- DVD cover
- Directed by: Michael Stevens
- Written by: Tim Willocks
- Produced by: David Leyrer John Saviano Michael Stevens Tim Willocks Douglas Urbanski
- Starring: Gary Oldman Ving Rhames Kerry Washington Alicia Coppola Chris Spencer
- Cinematography: Zoran Popovic
- Edited by: Suzanne Fenn
- Music by: Michael Giacchino
- Production company: Leyrer/Stevens Entertainment
- Distributed by: Columbia TriStar Home Entertainment
- Release date: December 3, 2003;
- Running time: 107 minutes
- Language: English

= Sin (2003 film) =

Sin is a 2003 American crime thriller film directed by Michael Stevens.

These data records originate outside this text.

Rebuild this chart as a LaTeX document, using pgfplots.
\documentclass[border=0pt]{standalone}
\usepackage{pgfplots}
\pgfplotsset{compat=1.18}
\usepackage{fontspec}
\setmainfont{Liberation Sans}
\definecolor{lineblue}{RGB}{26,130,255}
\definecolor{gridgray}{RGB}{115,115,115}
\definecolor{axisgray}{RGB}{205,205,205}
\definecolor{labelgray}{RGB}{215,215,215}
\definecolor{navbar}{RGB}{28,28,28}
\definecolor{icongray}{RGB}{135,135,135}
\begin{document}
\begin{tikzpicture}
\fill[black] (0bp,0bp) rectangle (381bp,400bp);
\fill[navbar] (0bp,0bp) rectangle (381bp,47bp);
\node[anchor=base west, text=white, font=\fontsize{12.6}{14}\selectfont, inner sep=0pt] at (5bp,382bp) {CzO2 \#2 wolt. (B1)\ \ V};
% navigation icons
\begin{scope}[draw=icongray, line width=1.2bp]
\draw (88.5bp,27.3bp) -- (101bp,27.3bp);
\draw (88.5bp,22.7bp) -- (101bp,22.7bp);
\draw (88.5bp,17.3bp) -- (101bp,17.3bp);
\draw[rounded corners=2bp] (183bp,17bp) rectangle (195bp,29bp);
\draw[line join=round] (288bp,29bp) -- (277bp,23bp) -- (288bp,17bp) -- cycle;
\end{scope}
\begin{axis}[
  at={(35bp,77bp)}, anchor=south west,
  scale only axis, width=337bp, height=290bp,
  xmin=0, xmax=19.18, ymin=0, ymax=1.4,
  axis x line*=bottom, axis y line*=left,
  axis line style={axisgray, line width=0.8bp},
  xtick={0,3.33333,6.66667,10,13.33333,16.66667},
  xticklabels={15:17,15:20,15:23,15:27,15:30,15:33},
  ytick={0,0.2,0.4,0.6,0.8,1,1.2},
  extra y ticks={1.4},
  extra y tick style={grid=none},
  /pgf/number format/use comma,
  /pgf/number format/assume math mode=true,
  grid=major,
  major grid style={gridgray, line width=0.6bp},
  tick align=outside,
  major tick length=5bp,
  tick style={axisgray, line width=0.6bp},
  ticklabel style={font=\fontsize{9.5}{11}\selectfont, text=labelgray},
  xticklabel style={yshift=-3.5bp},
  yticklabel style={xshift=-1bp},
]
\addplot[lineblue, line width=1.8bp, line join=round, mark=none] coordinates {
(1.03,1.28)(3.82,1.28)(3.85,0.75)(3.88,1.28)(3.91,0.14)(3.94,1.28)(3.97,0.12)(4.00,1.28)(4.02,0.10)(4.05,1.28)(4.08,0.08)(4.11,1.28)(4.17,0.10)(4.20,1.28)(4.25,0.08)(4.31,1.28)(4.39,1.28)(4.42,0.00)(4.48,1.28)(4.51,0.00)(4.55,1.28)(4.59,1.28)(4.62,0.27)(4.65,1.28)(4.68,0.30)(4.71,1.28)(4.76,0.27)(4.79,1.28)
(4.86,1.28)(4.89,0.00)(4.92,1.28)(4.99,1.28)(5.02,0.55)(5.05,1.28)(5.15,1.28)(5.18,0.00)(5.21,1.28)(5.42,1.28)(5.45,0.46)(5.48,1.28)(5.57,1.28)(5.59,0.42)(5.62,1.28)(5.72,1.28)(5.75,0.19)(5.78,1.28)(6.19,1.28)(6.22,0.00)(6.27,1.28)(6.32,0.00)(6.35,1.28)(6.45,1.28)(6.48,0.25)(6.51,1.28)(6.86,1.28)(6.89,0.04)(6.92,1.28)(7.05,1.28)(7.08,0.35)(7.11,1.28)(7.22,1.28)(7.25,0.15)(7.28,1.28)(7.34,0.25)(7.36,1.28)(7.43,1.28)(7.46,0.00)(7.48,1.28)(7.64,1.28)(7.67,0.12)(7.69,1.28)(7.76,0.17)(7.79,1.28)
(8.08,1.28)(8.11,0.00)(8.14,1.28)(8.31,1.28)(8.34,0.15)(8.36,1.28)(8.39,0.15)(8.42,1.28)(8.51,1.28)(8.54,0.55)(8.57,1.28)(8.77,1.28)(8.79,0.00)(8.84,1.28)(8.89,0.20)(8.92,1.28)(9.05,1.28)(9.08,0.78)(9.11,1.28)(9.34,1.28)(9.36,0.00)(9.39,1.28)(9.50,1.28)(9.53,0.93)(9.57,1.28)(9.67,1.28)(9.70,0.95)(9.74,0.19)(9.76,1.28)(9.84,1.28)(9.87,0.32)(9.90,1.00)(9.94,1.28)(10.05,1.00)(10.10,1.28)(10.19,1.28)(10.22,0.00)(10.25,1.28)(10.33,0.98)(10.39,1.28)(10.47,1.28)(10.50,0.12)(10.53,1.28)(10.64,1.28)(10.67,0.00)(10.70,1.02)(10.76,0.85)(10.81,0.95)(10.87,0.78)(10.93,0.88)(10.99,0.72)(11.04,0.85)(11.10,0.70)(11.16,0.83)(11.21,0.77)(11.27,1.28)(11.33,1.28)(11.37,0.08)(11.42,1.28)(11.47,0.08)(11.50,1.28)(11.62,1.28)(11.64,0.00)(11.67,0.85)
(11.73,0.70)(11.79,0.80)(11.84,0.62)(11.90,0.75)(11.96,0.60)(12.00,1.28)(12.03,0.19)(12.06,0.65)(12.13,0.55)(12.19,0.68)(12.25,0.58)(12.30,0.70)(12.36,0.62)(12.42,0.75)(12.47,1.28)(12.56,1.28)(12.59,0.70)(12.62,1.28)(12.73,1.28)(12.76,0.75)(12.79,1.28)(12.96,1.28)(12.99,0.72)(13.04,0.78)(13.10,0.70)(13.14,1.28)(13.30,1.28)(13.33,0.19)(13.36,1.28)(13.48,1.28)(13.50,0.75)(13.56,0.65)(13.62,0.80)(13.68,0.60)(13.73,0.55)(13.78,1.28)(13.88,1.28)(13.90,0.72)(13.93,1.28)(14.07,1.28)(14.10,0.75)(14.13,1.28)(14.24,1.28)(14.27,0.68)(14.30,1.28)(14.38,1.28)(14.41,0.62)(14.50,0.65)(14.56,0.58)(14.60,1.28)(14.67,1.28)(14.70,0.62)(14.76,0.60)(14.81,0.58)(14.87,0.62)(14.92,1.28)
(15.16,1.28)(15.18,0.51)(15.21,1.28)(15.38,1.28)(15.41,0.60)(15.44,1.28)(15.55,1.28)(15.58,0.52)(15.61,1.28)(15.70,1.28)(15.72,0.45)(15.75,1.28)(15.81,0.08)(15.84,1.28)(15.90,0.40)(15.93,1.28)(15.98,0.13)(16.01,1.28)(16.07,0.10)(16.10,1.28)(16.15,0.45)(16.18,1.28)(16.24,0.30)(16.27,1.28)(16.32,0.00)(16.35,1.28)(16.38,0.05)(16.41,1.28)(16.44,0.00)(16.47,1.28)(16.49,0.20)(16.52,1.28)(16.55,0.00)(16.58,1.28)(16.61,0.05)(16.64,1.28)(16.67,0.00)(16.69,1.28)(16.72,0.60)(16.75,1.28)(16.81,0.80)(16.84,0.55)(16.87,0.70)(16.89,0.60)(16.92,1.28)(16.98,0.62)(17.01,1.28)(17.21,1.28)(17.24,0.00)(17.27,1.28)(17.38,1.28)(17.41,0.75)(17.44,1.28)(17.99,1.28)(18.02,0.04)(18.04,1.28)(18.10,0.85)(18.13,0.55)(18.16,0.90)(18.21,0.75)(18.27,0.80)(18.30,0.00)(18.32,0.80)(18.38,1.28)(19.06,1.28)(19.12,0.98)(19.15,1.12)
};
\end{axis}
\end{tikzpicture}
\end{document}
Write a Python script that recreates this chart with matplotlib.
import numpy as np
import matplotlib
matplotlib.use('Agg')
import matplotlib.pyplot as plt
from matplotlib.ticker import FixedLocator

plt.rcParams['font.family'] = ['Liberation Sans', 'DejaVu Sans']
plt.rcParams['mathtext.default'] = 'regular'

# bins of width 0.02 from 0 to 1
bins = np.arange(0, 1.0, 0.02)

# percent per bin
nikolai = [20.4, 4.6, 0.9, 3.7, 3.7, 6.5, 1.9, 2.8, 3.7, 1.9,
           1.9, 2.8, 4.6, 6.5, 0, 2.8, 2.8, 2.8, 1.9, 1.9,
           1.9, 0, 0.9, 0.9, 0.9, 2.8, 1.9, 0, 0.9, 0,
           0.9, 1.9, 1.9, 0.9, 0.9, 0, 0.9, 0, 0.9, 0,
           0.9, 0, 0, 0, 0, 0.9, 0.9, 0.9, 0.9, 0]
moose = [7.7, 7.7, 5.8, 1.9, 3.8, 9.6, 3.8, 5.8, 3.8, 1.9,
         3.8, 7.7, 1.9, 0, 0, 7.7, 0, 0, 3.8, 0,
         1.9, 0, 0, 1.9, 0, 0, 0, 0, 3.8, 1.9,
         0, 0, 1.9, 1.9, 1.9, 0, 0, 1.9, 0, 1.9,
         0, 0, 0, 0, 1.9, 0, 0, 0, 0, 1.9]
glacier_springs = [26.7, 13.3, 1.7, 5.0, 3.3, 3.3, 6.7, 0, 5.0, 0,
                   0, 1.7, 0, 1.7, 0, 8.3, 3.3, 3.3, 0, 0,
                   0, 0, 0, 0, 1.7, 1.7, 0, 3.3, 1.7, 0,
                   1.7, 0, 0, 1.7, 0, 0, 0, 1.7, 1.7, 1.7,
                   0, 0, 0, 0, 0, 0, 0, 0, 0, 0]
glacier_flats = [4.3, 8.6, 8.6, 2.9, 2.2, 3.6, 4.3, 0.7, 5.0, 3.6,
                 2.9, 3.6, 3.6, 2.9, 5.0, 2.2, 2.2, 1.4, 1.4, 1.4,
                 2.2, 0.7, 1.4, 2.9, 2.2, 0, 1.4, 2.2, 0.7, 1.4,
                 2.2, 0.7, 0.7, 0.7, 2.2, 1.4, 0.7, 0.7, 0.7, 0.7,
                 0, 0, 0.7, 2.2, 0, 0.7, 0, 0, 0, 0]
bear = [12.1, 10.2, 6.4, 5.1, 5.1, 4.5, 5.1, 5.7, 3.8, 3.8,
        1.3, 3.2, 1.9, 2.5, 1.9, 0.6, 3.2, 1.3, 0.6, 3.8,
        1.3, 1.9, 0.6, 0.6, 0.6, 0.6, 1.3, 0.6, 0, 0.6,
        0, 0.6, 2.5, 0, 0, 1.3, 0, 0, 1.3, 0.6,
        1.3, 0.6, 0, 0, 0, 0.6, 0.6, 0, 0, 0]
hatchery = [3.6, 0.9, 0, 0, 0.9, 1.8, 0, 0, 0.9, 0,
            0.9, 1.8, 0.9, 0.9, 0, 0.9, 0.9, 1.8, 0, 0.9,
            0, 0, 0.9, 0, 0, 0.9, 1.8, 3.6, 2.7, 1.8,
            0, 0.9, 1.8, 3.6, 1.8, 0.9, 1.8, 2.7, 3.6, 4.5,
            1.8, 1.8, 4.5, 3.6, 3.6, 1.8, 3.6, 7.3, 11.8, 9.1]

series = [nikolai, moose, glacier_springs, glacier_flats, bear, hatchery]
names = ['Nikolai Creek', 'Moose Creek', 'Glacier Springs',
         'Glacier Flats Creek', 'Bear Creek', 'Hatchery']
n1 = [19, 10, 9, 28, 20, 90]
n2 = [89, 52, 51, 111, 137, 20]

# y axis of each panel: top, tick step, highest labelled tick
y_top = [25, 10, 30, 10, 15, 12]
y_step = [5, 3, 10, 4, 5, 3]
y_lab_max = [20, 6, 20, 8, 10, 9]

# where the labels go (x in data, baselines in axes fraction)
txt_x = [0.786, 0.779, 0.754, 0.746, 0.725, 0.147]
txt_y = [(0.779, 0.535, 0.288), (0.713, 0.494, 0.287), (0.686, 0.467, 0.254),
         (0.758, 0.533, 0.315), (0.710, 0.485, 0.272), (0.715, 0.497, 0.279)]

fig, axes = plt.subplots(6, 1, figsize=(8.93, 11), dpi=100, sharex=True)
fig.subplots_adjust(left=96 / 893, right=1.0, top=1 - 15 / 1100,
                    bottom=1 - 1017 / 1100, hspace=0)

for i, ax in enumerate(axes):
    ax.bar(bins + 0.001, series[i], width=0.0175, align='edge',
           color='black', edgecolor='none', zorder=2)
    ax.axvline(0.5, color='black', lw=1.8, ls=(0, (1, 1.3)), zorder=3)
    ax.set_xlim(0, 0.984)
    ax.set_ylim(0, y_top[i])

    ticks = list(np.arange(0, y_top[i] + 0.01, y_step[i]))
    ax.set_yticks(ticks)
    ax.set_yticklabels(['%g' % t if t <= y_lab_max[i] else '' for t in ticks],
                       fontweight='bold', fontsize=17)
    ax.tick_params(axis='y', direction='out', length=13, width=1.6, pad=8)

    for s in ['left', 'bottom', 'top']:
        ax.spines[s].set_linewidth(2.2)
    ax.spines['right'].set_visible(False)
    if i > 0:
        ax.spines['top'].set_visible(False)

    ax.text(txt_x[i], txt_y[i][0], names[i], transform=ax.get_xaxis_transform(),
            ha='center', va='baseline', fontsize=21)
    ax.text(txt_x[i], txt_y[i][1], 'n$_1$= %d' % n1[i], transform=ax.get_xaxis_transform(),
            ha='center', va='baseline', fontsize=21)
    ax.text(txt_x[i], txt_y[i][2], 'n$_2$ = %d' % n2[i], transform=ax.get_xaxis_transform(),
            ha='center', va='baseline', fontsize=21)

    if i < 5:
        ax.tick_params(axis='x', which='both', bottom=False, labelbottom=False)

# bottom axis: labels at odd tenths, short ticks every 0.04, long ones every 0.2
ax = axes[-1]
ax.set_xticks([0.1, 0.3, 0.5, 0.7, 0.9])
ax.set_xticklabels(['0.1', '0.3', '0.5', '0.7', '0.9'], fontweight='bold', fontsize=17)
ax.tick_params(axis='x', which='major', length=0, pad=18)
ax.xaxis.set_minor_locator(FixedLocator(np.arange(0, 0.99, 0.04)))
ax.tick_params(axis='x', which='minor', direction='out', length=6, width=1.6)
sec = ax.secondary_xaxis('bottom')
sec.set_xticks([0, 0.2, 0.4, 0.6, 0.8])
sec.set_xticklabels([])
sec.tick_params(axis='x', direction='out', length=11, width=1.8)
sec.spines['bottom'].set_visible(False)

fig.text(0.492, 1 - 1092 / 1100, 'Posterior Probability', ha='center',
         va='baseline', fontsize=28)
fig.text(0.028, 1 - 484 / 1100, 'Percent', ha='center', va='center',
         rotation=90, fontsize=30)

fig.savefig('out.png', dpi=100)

It stars Gary Oldman and Ving Rhames, with a supporting cast including Kerry Washington, Alicia Coppola and Chris Spencer. The film, which was released direct-to-video, has been censured by Oldman.

==Plot synopsis==
Retired Reno, Nevada police officer Eddie Burns (Ving Rhames) goes in search of his wayward sister Kassie (Kerry Washington). Along the way, his past wrongdoings make him the target of a revenge campaign by enigmatic criminal Charlie Strom (Gary Oldman).

==Reception==
===Critical reaction===
Dominic Wills of TalkTalk described Sin as "a kind of cross between Death Wish and 8mm." DVD Talk journalist Shannon Nutt awarded the film two stars out of five, and wrote: "Sin makes for a decent rental... The plotline is rather predictable and similar to many other cop dramas you'll find out there, but the acting of both Rhames and Oldman put Sin just a notch above other releases in the same genre." Forrest Hartman of the Reno Gazette-Journal gave the movie a "C−" score, and said: "It lacks the tension and cohesion that might have made it good. Locals may appreciate the nice Nevada backdrops, but there's not much more to recommend." Critic Dennis Schwartz also rated the film "C−", calling it a "weakly directed revenge tale" with "stilted dialogue, a tired story, schematic action scenes, a questionable moral compass and uninspired acting (even from the noted headliners)". Guardian writer Xan Brooks felt that with Sin, Oldman accepted a "barrel-scraping" role at the "low point" of his career.

===Oldman's response===
Oldman admitted in a 2005 interview with Time Out that he signed onto Sin purely for money, as he had not acted in some time and had recently settled a divorce. He said of the film: "Oh God, that's possibly the worst movie ever made. I even felt sorry for the trees they cut down for the script paper... If you're a connoisseur of the terrible, you might get a twisted joy out of it."